All of this, of course, is not to say that games are incapable of stirring up complex feelings. But to overcome the repetitive, fast-paced, and frequently desensitizing nature of gameplay, they must present not only particularly compelling plotlines, but also the sort of emotional engagement that feels inherent to the game itself. Tetris, to name but one famous example, does that very well; to see those lines rushing down is to feel a jolt of existential anxiety, of time running out, of death looming large. Producing such raw and mercurial emotions is hard enough; harnessing them in the service of ideas and beliefs is nearly impossible. Yet that's just what one Syrian game designer managed to do.
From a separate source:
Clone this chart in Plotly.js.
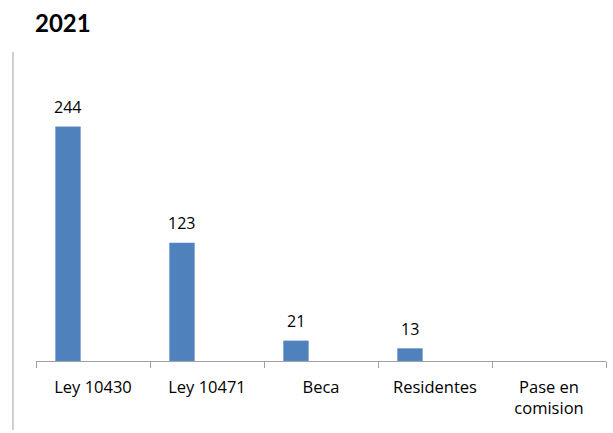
<!DOCTYPE html>
<html>
<head>
<meta charset="utf-8">
<script src="https://cdn.plot.ly/plotly-3.0.1.min.js"></script>
<style>html,body{margin:0;padding:0;background:#fff}#chart{width:613px;height:433px}</style>
</head>
<body>
<div id="chart"></div>
<script>
const categories = ["Ley 10430", "Ley 10471", "Beca", "Residentes", "Pase en<br>comision"];
const values = [244, 123, 21, 13, null];
const valueLabels = ["244", "123", "21", "13", ""];
const chartTitle = "2021";

const FONT = "'Open Sans', sans-serif";
const BAR_W = 0.219, BAR_OFF = -0.329;

const trace = {
  type: "bar",
  x: categories,
  y: values,
  width: BAR_W,
  offset: BAR_OFF,
  marker: {color: "#4F81BD", line: {color: "#6f97c9", width: 0.5}},
  hoverinfo: "none"
};

const annotations = categories.map((c, i) => values[i] == null ? null : ({
  x: i + BAR_OFF + BAR_W / 2, xref: "x", y: values[i], yref: "y",
  text: valueLabels[i], showarrow: false, yanchor: "bottom", xanchor: "center", yshift: 7,
  font: {family: FONT, size: 16, color: "#000"}
})).filter(a => a);

const layout = {
  width: 613, height: 433,
  margin: {l: 36, r: 7, t: 73, b: 72},
  paper_bgcolor: "#fff", plot_bgcolor: "#fff",
  showlegend: false,
  title: {text: "<b>" + chartTitle + "</b>", x: 0, xref: "container", xanchor: "left", y: 0.945, yanchor: "middle",
          font: {family: "Lato, sans-serif", size: 24, color: "#000"}, pad: {l: 35}},
  xaxis: {
    type: "category",
    range: [-0.5, 4.5],
    showline: true, linecolor: "#a0a0a0", linewidth: 1,
    ticks: "outside", tickson: "boundaries", ticklen: 6, tickcolor: "#a0a0a0",
    ticklabelstandoff: 11,
    showgrid: false, zeroline: false,
    tickfont: {family: FONT, size: 16.5, color: "#000"}
  },
  yaxis: {
    range: [0, 300],
    visible: false, showgrid: false, zeroline: false
  },
  annotations: annotations,
  shapes: [
    {type: "line", xref: "paper", yref: "paper", x0: -0.0404, x1: -0.0404, y0: -0.24, y1: 1.073,
     line: {color: "#a0a0a0", width: 1}}
  ]
};

Plotly.newPlot("chart", [trace], layout, {displayModeBar: false, staticPlot: true});
</script>
</body>
</html>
Although he recently fled his native Damascus for the safety of Hong Kong, Radwan Kasmiya had always been an astute observer of the gaming scene in the Arab and Islamic world. And what he saw didn't please him: Most games, he noticed, did little more than, to quote Vit Sisler, reverse "the polarities of the narrative and iconographical stereotypes ... by substituting the Arab Muslim hero for the American soldier." And Kasmiya wanted to do something different. The result was a series of games that not only convey a significant amount of historical information--history, unlike theology, is easier to reduce into bite-sized, game-ready bits--but also a rare emotional impact.
And while Kasmiya's work appeals to the heart, other agit-prop designers have focused on cool rationality. An independent Italian game called Riot, for example, is a tactically minded interactive manual for activists set on clashing with the police. Allowing players to assume the role of both the boys in blue and the anarchists in black, it is a highly effective tool for playing out potential confrontational scenarios. Very little of the traditional titillation of video games is on offer here; the game is little more than a whiteboard for an uprising.
Of course, in terms of production values and popularity alike, both of these games pale in comparison to the blockbusters that dominate the industry, but they have gained a greater following than the polished, big-budget titles produced by China, Iran, or Hezbollah. What separates effective and ineffective propaganda games, after all, isn't the producer--whether a government or dissident--but the production: whether the story is conventionally told or delivered as a revolutionary alternative to the mainstream.
This debate is nothing new: The Soviet filmmakers working in the aftermath of the Bolshevik Revolution were equally divided between experimentalism and realism. And as the propaganda-game genre continues to grow--the North Koreans, never ones to miss out on a good opportunity for brainwashing, released their own terrible game earlier this year--we're likely to see more contenders in both categories. And if film history is anything to go by, then straight-forward, big-budget, uncomplicated games are likely to outsell over anything demanding a greater intellectual and emotional investment. But today, almost a century after it was made, we still revere the ground-breaking Battleship Potemkin, even as we've forgotten nearly all of the Soviets' realist propaganda schlock. It's likely we'll judge Under Siege and Riot just as kindly, even if some of us disagree with their political messages. After all, in video games, like in revolutions, relentless innovation and challenging conventions are what keep the cause alive.